We hear about the loss of the well-liked soldier Kiowa in a muddy shit field and the impact this had on the whole group.  Norman Bowher commits suicide in 1978, about ten years after his return.  Jimmy Connor, the commander keeps his men searching for the body against difficult odds of finding and certainly terrible circumstances being in that field again.  O’Brien returns to the shit field with his ten-year old daughter long after the fighting is over.  “Over the years, that coldness had never entirely disappeared.  There were times in my life when I couldn’t feel much, not sadness, or pity, or passion, and somehow I blamed this place for what I had become, and I blamed it for taking away the person I had once been.  For twenty years this field had embodied all the waste that was Vietnam, all the vulgarity and horror.  Now it was just what it was.  Flat and dreary and unremarkable.”
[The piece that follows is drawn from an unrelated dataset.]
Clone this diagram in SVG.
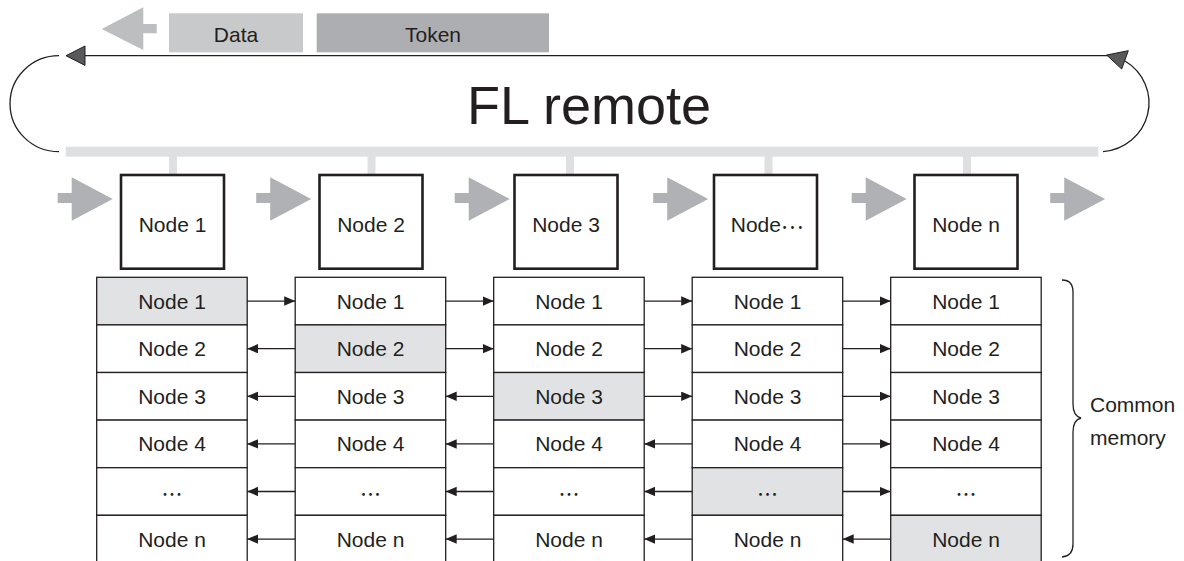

This reader appreciated the stories and notes he provides here about Vietnam as we can’t imagine it with any accuracy otherwise.  This reader applauds his language and thanks him for his raw insights and sharing.  O’Brien helped this reader to better understand the power of storytelling—how it helps get you through the unimaginable as well as “joining the past to the future…when memory is erased, when there is nothing to remember except the story.”   Readers like this one realize that we all have need for stories to help us understand how we got from there to here, wherever that is.